Il a fallu quatre heures au couple pour rejoindre Saïda depuis leur village de Bourj Al-Chemali, près de Sour, plus au sud. D’habitude, le trajet de 40 kilomètres prend un peu plus d’une heure, mais des dizaines de milliers d’habitants du sud du Liban ont, comme eux, fui en direction du nord, dès qu’Israël a commencé, lundi matin, à bombarder massivement la région frontalière. Comme ailleurs au Liban, il n’y a nulle part où se réfugier dans les localités du sud.
L’appel de l’armée israélienne, lancé à tous les Libanais qui se trouveraient près de maisons et de bâtiments où le Hezbollah a stocké des armes, à « quitter les lieux sans délai », a été perçu comme l’annonce de frappes aveugles.
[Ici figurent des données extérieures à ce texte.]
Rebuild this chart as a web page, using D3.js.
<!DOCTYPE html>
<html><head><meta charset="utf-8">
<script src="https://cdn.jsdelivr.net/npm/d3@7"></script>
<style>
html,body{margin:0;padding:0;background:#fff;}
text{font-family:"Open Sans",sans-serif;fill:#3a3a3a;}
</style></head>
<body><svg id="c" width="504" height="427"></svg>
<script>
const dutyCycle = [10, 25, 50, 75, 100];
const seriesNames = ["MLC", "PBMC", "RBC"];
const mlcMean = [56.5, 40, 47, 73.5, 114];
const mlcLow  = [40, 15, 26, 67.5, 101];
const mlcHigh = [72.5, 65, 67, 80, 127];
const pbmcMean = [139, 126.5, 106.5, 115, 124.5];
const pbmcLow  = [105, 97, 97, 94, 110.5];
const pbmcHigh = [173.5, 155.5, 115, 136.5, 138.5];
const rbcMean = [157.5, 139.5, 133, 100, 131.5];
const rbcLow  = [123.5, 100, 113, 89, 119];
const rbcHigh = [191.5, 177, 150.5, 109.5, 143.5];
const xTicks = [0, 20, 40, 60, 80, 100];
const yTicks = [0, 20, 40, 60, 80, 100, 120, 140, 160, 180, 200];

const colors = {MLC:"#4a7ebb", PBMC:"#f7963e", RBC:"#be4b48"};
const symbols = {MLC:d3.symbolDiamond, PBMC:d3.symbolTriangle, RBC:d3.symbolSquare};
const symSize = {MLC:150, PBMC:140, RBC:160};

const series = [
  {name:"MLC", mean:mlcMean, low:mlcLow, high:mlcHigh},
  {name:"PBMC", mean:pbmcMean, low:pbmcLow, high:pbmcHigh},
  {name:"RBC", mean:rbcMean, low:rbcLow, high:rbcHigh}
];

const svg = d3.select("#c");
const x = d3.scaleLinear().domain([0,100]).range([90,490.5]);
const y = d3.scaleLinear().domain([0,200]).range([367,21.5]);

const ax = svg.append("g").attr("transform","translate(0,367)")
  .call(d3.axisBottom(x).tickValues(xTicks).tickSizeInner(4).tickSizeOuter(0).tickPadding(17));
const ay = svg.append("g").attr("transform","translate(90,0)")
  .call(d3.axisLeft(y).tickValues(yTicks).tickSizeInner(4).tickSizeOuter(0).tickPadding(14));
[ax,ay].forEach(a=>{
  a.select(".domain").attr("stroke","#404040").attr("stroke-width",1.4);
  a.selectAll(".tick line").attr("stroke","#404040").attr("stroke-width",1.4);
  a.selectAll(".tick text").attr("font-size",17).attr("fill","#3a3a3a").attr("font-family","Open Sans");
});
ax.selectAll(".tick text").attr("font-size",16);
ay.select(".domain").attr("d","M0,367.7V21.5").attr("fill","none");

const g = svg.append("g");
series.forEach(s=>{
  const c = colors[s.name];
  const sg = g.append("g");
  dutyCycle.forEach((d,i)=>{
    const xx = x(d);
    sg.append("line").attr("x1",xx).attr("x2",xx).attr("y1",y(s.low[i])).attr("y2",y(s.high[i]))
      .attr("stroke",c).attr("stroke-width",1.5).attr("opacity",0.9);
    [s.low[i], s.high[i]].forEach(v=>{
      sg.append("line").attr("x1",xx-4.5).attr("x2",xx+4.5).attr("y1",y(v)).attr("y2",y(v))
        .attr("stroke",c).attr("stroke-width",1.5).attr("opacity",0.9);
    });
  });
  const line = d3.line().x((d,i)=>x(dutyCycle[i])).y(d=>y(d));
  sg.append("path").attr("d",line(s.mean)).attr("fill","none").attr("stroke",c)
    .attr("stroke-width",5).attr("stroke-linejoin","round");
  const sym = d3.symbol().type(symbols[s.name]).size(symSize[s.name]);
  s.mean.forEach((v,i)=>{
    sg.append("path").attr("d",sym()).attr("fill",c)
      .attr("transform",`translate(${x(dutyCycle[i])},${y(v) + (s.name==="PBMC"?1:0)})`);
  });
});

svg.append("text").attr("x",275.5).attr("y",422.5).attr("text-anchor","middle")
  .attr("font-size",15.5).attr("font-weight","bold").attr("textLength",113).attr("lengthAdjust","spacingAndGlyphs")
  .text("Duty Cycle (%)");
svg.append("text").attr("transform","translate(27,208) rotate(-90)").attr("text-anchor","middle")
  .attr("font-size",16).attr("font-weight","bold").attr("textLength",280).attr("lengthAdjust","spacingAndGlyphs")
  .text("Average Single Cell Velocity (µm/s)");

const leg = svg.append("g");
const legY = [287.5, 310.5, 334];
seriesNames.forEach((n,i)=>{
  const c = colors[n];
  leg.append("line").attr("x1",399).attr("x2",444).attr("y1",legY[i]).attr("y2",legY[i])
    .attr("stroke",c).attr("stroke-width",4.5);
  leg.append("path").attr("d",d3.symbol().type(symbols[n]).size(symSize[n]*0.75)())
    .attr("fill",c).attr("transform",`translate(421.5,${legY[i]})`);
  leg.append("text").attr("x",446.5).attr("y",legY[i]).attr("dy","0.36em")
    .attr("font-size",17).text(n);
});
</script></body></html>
Certains habitants ont reçu un ordre d’évacuation par SMS, sur leur téléphone, depuis un numéro local inconnu. Les bombardements avaient, dans certaines localités, déjà démarré.
« Les Israéliens ont commencé à bombarder notre village à l’aube. Il y avait encore des corps sous les décombres quand on est partis, même des corps d’enfants. On a eu tellement peur », raconte Jawad, un mécanicien de 43 ans, les traits tirés et encore sous le choc. Avec son épouse, une infirmière de 42 ans, ils n’avaient jusqu’alors pas quitté Bourj Al-Chemali, relativement épargné depuis que le Hezbollah a lancé une guerre de basse intensité contre Israël, au lendemain de l’attaque du Hamas en territoire israélien, le 8 octobre 2023, en soutien à la bande de Gaza, prise sous le déluge de feu israélien.
Pendant que son épouse, Zeina, donne le sein, discrètement, en le recouvrant de son voile noir, à leur enfant né il y a vingt jours, Jawad enchaîne les coups de fil. Il s’enquiert du sort de ses proches. Il sonde ceux qui habitent la plaine de la Bekaa pour savoir s’il est possible de venir se réfugier chez eux. Le couple n’a pas d’économies pour louer un appartement. Les nouvelles sont, partout, effroyables. Toute la journée, les bombardements ont été massifs sur le sud du Liban et la plaine de la Bekaa.